To acknowledge and address this skepticism, Democrats need to take on the principal causes of voters’ disillusionment. Leadership is the top issue motivating these negative feelings for both groups of voters, and by offering competent, honest, and empathetic leadership as an alternative to Trump, Democrats may be able to motivate these voters to turn out for Biden. However, policy stances and rhetoric around those policies will be an important consideration as well. Because issues of inequality and justice are top concerns motivating negative feelings around the American Dream, Democrats need to acknowledge the inequality and injustice of our society today in clear and specific terms and put forward bold and forward-thinking policies that address these crises.
The argument that Trump needs to make is easier. Because a vast majority of his voters believe the American Dream still holds true, he can tell them he is offering them more of what he has done the past four years.

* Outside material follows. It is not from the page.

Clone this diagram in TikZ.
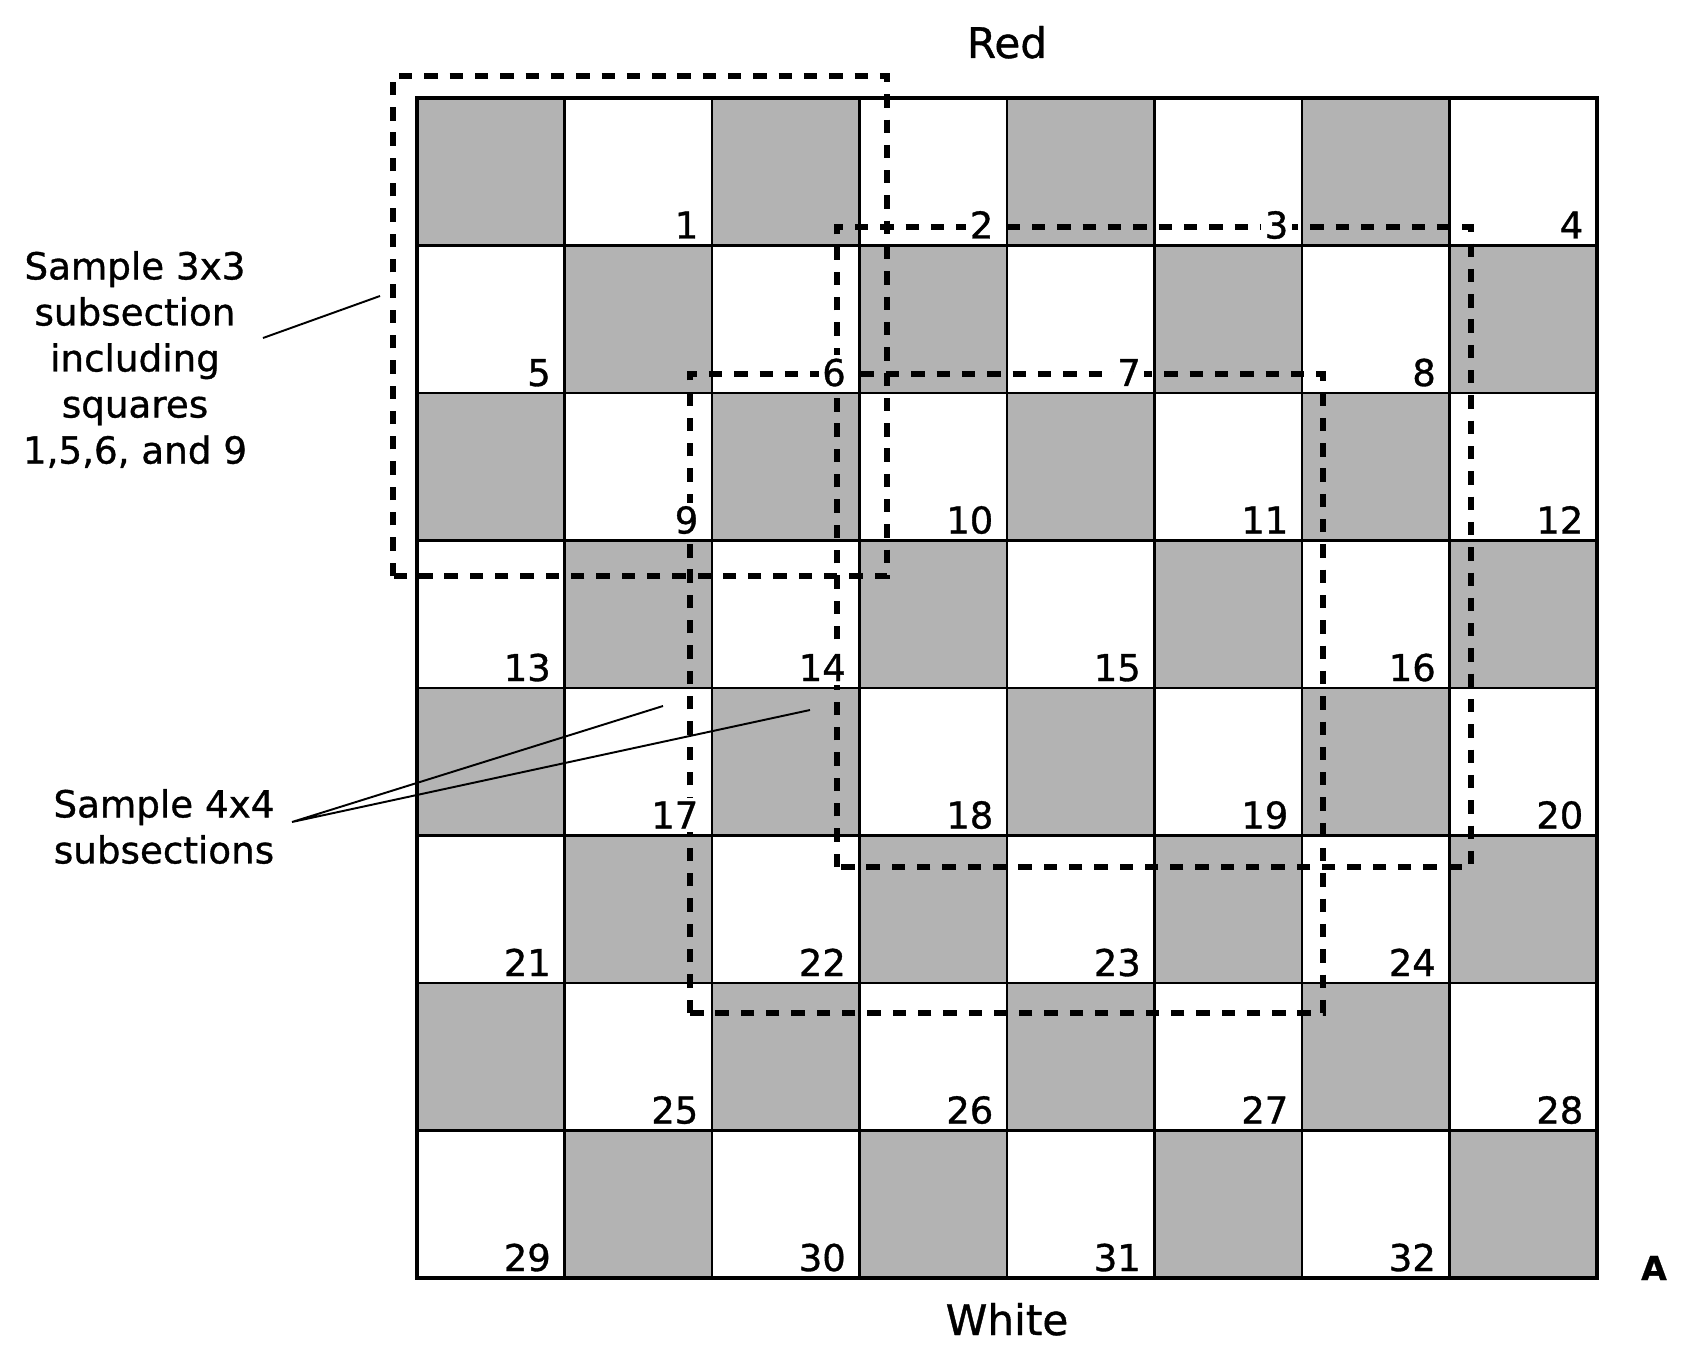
\documentclass[tikz,border=0pt]{standalone}
\usepackage{fontspec}
\setmainfont{DejaVu Sans}[FakeBold=0.9]
\usepackage{tikz}
\usepackage{xcolor}
\definecolor{boardgray}{RGB}{179,179,179}

\begin{document}
\begin{tikzpicture}[
    cellnum/.style={anchor=base east, fill=white, inner sep=1pt, font=\fontsize{10.5}{12}\selectfont},
    subbox/.style={line width=1.6pt, dash pattern=on 3.8pt off 3.4pt},
    pointer/.style={line width=0.55pt},
    caption/.style={align=center, font=\fontsize{10.6}{13.1}\selectfont},
    side/.style={anchor=base, font=\fontsize{12}{14}\selectfont}
  ]
    \useasboundingbox (-4.17, -0.72) rectangle (12.69, 12.78);

    % board squares
    \foreach \r in {0,...,7} {
      \foreach \c in {0,...,7} {
        \pgfmathtruncatemacro{\odd}{mod(\r+\c,2)}
        \ifnum\odd=0
          \fill[boardgray] (\c*1.475, {(7-\r)*1.475}) rectangle ++(1.475, 1.475);
        \fi
      }
    }
    \foreach \i in {1,...,7} {
      \draw[line width=0.8pt] (0, \i*1.475) -- (11.8, \i*1.475);
      \draw[line width=0.65pt] (\i*1.475, 0) -- (\i*1.475, 11.8);
    }
    \draw[line width=0.9pt] (0,0) rectangle (11.8,11.8);

    % sample subsections
    \draw[subbox] (-0.24, 7.02) rectangle (4.70, 12.02);
    \draw[subbox] (4.20, 4.11) rectangle (10.54, 10.51);
    \draw[subbox] (2.73, 2.65) rectangle (9.06, 9.04);

    % square numbers
    \foreach \r in {0,...,7} {
      \foreach \c in {0,...,7} {
        \pgfmathtruncatemacro{\odd}{mod(\r+\c,2)}
        \ifnum\odd=1
          \pgfmathtruncatemacro{\num}{4*\r+int(\c/2)+1}
          \node[cellnum] (n\num) at ({(\c+1)*1.475-0.095}, {(7-\r)*1.475+0.07}) {\num};
        \fi
      }
    }

    \node[side] (red) at (5.9, 12.20) {Red};
    \node[side] (white) at (5.9, -0.57) {White};
    \node[anchor=base, font=\bfseries\fontsize{9.4}{11}\selectfont] (corner) at (12.37, -0.02) {A};

    \node[caption] (lab3x3) at (-2.82, 9.185) {Sample 3x3\\subsection\\including\\squares\\1,5,6, and 9};
    \node[caption] (lab4x4) at (-2.53, 4.515) {Sample 4x4\\subsections};

    \coordinate (P3a) at (-1.54, 9.40);
    \coordinate (P3b) at (-0.37, 9.82);
    \coordinate (P4a) at (-1.25, 4.56);
    \coordinate (P4b) at (2.46, 5.72);
    \coordinate (P4c) at (3.93, 5.68);
    \draw[pointer] (P3a) -- (P3b);
    \draw[pointer] (P4b) -- (P4a) -- (P4c);

\end{tikzpicture}
\end{document}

Democrats’ job is harder – they need to show a skeptical audience that they can offer pathways for making this country better.
The undecided and lean-Biden voters who will decide this election in the suburbs are skeptical that the American Dream is a reality right now. Skepticism can easily translate to cynicism, and voters who are cynical about the promise of America may stay home or be persuaded by Trump’s dark and destructive brand of politics. Democrats need to make an affirmative argument to these voters for how they can reclaim the story of America and make good on our promises as a country. Biden needs these voters to win in 2020, and he can win them over by showing them how the promise of America is within reach if we elect competent, forward-thinking leaders who will make real and substantive change.